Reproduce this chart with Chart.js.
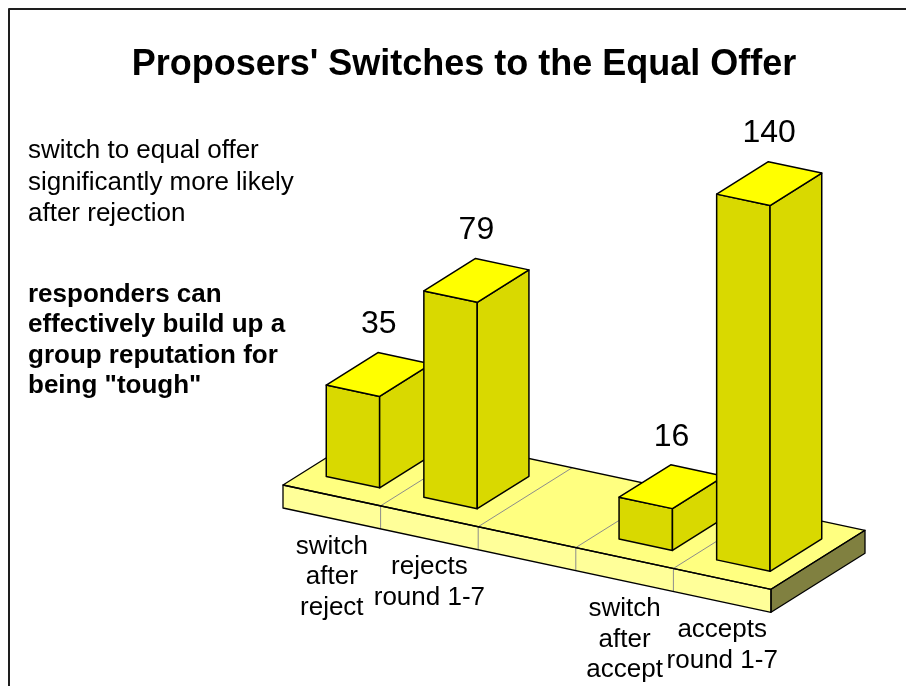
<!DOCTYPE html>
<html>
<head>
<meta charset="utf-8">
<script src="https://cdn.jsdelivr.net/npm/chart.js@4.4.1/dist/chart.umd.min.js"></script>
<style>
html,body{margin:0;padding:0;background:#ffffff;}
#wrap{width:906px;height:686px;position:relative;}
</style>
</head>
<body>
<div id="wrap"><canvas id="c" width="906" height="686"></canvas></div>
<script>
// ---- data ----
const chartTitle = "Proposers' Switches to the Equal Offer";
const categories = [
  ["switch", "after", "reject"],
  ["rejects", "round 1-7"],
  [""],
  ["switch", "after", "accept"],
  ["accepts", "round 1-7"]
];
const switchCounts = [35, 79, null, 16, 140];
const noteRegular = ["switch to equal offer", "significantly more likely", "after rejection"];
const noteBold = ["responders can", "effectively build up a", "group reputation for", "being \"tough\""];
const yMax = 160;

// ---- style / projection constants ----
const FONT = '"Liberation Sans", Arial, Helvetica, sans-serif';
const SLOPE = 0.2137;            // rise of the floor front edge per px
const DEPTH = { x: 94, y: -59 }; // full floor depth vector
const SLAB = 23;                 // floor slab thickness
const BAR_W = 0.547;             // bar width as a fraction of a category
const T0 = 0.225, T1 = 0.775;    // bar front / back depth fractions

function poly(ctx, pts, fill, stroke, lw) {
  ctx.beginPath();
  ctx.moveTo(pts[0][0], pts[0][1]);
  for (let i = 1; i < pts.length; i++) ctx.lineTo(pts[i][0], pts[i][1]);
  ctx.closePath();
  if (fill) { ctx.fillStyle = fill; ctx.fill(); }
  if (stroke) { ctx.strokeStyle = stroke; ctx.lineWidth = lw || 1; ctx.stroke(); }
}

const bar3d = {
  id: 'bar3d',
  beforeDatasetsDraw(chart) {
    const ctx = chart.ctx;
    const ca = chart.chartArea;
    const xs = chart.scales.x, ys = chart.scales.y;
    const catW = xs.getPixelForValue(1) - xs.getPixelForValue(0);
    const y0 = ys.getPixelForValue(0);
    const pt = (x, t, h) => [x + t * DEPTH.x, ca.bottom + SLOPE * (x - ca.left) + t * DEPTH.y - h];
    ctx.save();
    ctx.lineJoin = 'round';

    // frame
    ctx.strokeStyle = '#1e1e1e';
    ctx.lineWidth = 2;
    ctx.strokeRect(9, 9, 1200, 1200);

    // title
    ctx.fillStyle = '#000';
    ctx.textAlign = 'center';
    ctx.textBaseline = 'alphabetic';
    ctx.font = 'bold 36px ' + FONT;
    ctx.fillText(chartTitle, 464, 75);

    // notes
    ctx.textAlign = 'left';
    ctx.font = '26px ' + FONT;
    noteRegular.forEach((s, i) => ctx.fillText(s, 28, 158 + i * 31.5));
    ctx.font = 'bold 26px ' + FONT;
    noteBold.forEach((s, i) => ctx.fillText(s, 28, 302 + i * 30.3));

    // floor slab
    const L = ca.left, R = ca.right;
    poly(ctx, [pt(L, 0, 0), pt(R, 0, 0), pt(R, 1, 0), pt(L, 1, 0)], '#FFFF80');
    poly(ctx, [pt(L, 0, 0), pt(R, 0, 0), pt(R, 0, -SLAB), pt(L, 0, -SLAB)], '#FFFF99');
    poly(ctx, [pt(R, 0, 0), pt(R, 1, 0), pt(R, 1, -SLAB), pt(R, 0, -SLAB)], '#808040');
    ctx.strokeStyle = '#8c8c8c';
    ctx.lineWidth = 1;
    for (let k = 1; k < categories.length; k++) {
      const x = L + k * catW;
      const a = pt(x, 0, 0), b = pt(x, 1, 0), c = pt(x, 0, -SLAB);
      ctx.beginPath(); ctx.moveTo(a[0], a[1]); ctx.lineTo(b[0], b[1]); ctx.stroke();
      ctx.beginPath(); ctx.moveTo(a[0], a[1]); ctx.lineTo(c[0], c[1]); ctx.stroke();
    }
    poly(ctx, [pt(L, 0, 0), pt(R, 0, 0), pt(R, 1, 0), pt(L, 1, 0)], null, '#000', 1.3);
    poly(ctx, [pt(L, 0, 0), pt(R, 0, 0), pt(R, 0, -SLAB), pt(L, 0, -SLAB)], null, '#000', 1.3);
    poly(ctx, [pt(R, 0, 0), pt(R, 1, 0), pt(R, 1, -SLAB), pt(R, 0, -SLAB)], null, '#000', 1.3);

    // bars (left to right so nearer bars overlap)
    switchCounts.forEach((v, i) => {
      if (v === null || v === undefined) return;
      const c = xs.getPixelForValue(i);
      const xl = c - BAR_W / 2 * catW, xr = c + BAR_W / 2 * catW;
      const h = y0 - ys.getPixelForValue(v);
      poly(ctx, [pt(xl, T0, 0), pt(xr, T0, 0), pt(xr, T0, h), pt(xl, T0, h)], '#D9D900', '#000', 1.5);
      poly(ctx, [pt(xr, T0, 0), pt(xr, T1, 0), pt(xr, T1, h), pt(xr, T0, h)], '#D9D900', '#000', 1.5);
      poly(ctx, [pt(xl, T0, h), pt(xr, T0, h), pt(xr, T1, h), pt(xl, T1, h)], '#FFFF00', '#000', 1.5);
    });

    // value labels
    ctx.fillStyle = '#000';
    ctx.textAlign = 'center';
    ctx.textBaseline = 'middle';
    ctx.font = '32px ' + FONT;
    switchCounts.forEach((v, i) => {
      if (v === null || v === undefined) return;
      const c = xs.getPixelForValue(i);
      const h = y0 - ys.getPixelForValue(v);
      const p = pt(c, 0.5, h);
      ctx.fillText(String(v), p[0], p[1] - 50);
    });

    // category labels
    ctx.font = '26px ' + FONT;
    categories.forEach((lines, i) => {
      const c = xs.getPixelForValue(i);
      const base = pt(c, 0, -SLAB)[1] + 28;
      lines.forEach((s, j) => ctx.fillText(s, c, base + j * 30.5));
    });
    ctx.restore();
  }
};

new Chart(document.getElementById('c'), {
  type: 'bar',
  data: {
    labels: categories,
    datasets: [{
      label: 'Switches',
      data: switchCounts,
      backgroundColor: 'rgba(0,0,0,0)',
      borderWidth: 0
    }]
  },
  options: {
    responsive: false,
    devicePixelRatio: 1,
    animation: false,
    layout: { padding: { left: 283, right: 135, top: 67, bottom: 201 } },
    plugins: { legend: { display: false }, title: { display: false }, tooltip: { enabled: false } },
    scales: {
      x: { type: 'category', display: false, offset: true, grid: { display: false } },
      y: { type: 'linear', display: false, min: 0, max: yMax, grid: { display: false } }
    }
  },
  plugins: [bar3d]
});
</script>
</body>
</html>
========================================
- _Instruction_
Return, unchanged, the lines from the first line of the material through the line that holds "const T0 = 0.225, T1", inclusive, omitting pictures.

- _Response to this task_
Reproduce this chart with Chart.js.
<!DOCTYPE html>
<html>
<head>
<meta charset="utf-8">
<script src="https://cdn.jsdelivr.net/npm/chart.js@4.4.1/dist/chart.umd.min.js"></script>
<style>
html,body{margin:0;padding:0;background:#ffffff;}
#wrap{width:906px;height:686px;position:relative;}
</style>
</head>
<body>
<div id="wrap"><canvas id="c" width="906" height="686"></canvas></div>
<script>
// ---- data ----
const chartTitle = "Proposers' Switches to the Equal Offer";
const categories = [
  ["switch", "after", "reject"],
  ["rejects", "round 1-7"],
  [""],
  ["switch", "after", "accept"],
  ["accepts", "round 1-7"]
];
const switchCounts = [35, 79, null, 16, 140];
const noteRegular = ["switch to equal offer", "significantly more likely", "after rejection"];
const noteBold = ["responders can", "effectively build up a", "group reputation for", "being \"tough\""];
const yMax = 160;

// ---- style / projection constants ----
const FONT = '"Liberation Sans", Arial, Helvetica, sans-serif';
const SLOPE = 0.2137;            // rise of the floor front edge per px
const DEPTH = { x: 94, y: -59 }; // full floor depth vector
const SLAB = 23;                 // floor slab thickness
const BAR_W = 0.547;             // bar width as a fraction of a category
const T0 = 0.225, T1 = 0.775;    // bar front / back depth fractions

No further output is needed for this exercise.